___ DATA RECORDS

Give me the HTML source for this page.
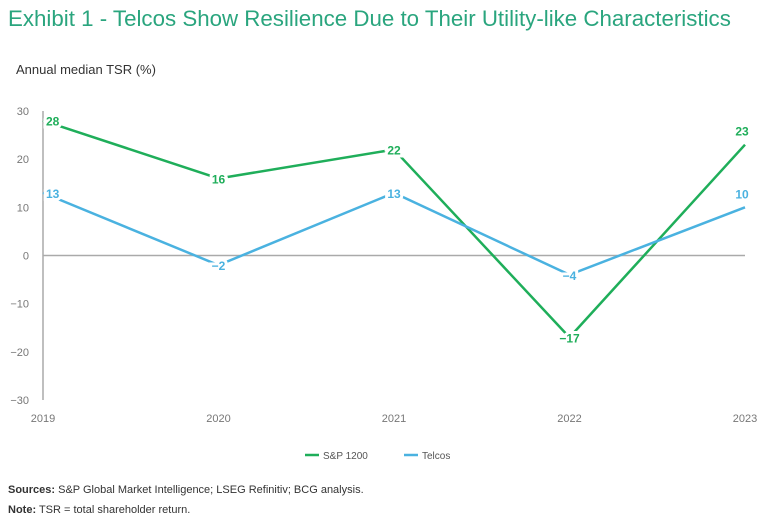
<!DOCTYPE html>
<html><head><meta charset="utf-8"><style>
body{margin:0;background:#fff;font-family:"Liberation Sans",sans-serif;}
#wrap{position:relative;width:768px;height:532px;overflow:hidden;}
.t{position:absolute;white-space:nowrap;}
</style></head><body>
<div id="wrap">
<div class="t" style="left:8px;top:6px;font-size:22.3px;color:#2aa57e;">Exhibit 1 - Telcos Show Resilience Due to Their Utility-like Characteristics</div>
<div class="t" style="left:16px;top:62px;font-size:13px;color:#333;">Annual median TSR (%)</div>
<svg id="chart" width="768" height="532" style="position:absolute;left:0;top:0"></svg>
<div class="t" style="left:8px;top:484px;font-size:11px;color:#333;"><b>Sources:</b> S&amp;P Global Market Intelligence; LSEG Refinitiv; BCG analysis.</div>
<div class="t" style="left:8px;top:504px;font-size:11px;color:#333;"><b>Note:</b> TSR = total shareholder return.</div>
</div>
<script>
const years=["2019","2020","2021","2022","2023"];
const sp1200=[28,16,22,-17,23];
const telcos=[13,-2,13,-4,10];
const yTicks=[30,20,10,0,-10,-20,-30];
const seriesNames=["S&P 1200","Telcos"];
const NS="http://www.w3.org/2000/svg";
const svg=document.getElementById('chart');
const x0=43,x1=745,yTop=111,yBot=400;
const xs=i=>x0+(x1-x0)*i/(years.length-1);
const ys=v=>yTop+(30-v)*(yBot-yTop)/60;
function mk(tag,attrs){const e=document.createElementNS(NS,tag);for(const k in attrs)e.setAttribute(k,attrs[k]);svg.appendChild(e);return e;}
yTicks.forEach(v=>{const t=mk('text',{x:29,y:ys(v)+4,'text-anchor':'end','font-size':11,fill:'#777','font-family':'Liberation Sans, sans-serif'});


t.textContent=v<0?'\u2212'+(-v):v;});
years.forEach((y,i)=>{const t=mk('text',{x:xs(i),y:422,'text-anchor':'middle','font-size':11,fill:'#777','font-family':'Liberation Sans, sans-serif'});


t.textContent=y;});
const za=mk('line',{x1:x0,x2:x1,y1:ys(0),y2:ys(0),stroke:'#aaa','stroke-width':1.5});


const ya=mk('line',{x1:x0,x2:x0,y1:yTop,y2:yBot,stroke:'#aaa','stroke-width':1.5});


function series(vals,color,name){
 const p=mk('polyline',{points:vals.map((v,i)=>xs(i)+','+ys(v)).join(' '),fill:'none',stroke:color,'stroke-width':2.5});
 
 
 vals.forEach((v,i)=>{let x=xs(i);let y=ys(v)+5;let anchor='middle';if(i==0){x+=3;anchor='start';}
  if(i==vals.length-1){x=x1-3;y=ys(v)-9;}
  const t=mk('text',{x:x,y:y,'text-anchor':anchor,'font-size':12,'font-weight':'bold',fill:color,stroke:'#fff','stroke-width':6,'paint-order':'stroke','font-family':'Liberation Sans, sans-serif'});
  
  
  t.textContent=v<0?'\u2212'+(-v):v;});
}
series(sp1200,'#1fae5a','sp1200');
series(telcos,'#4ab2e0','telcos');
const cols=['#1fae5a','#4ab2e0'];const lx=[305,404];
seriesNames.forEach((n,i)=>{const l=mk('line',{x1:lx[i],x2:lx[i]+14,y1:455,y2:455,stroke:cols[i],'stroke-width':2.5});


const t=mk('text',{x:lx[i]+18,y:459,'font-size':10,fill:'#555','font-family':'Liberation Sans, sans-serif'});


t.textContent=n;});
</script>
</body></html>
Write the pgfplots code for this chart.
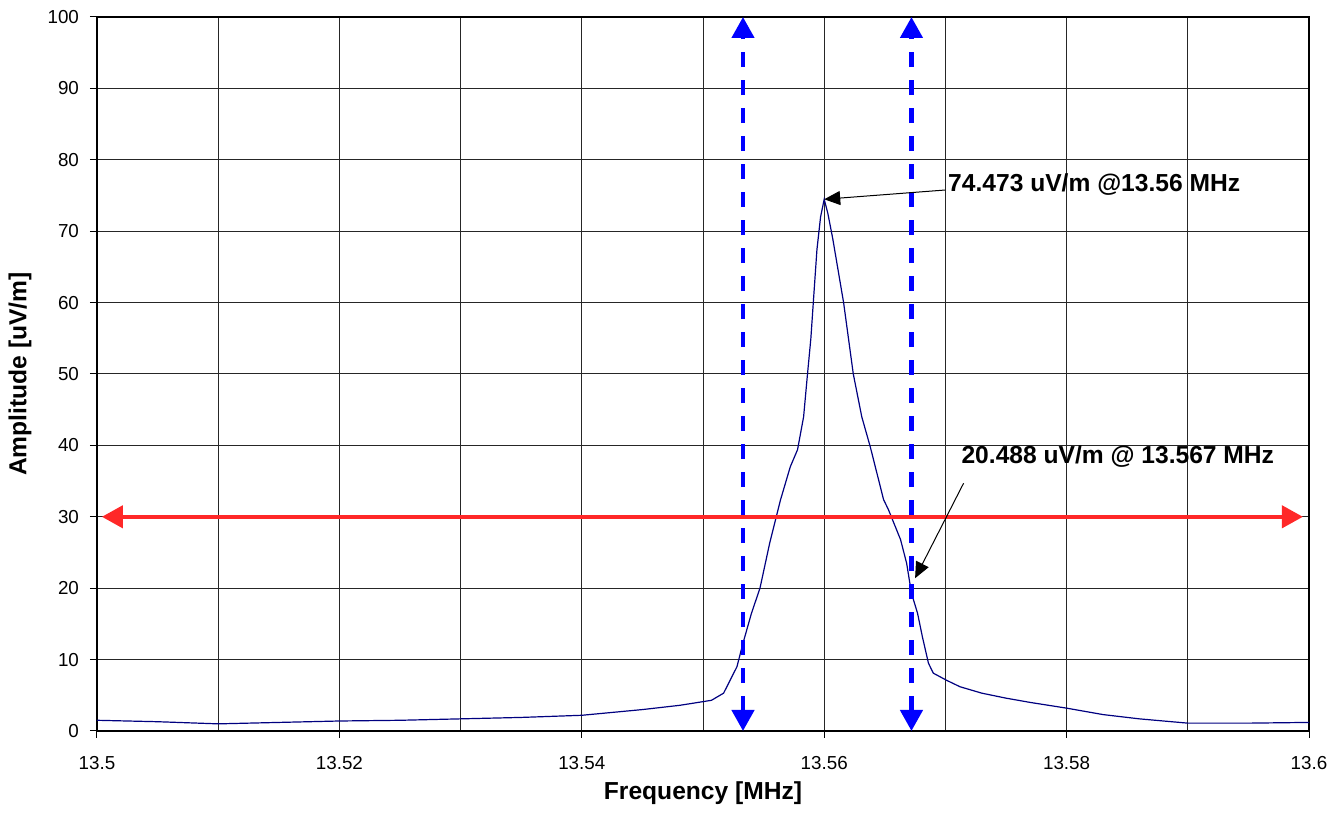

______

WHAT THIS TASK INVOLVES:
Give the entries again word for word, but skip the pictures.

EXERCISE RESPONSE:
Give me the HTML source for this page.
<!DOCTYPE html>
<html><head><meta charset="utf-8"><style>
body{margin:0;background:#fff;font-family:"Liberation Sans",sans-serif;}
#wrap{position:relative;width:768px;height:532px;overflow:hidden;}
.t{position:absolute;white-space:nowrap;}
</style></head><body>
<div id="wrap">
<div class="t" style="left:8px;top:6px;font-size:22.3px;color:#2aa57e;">Exhibit 1 - Telcos Show Resilience Due to Their Utility-like Characteristics</div>
<div class="t" style="left:16px;top:62px;font-size:13px;color:#333;">Annual median TSR (%)</div>
<svg id="chart" width="768" height="532" style="position:absolute;left:0;top:0"></svg>
<div class="t" style="left:8px;top:484px;font-size:11px;color:#333;"><b>Sources:</b> S&amp;P Global Market Intelligence; LSEG Refinitiv; BCG analysis.</div>
<div class="t" style="left:8px;top:504px;font-size:11px;color:#333;"><b>Note:</b> TSR = total shareholder return.</div>
</div>
<script>
const years=["2019","2020","2021","2022","2023"];
const sp1200=[28,16,22,-17,23];
const telcos=[13,-2,13,-4,10];
const yTicks=[30,20,10,0,-10,-20,-30];
const seriesNames=["S&P 1200","Telcos"];
const NS="http://www.w3.org/2000/svg";
const svg=document.getElementById('chart');
const x0=43,x1=745,yTop=111,yBot=400;
const xs=i=>x0+(x1-x0)*i/(years.length-1);
const ys=v=>yTop+(30-v)*(yBot-yTop)/60;
function mk(tag,attrs){const e=document.createElementNS(NS,tag);for(const k in attrs)e.setAttribute(k,attrs[k]);svg.appendChild(e);return e;}
yTicks.forEach(v=>{const t=mk('text',{x:29,y:ys(v)+4,'text-anchor':'end','font-size':11,fill:'#777','font-family':'Liberation Sans, sans-serif'});


t.textContent=v<0?'\u2212'+(-v):v;});
years.forEach((y,i)=>{const t=mk('text',{x:xs(i),y:422,'text-anchor':'middle','font-size':11,fill:'#777','font-family':'Liberation Sans, sans-serif'});


t.textContent=y;});
const za=mk('line',{x1:x0,x2:x1,y1:ys(0),y2:ys(0),stroke:'#aaa','stroke-width':1.5});


const ya=mk('line',{x1:x0,x2:x0,y1:yTop,y2:yBot,stroke:'#aaa','stroke-width':1.5});


function series(vals,color,name){
 const p=mk('polyline',{points:vals.map((v,i)=>xs(i)+','+ys(v)).join(' '),fill:'none',stroke:color,'stroke-width':2.5});
 
 
 vals.forEach((v,i)=>{let x=xs(i);let y=ys(v)+5;let anchor='middle';if(i==0){x+=3;anchor='start';}
  if(i==vals.length-1){x=x1-3;y=ys(v)-9;}
  const t=mk('text',{x:x,y:y,'text-anchor':anchor,'font-size':12,'font-weight':'bold',fill:color,stroke:'#fff','stroke-width':6,'paint-order':'stroke','font-family':'Liberation Sans, sans-serif'});
  
  
  t.textContent=v<0?'\u2212'+(-v):v;});
}
series(sp1200,'#1fae5a','sp1200');
series(telcos,'#4ab2e0','telcos');
const cols=['#1fae5a','#4ab2e0'];const lx=[305,404];
seriesNames.forEach((n,i)=>{const l=mk('line',{x1:lx[i],x2:lx[i]+14,y1:455,y2:455,stroke:cols[i],'stroke-width':2.5});


const t=mk('text',{x:lx[i]+18,y:459,'font-size':10,fill:'#555','font-family':'Liberation Sans, sans-serif'});


t.textContent=n;});
</script>
</body></html>
Write the pgfplots code for this chart.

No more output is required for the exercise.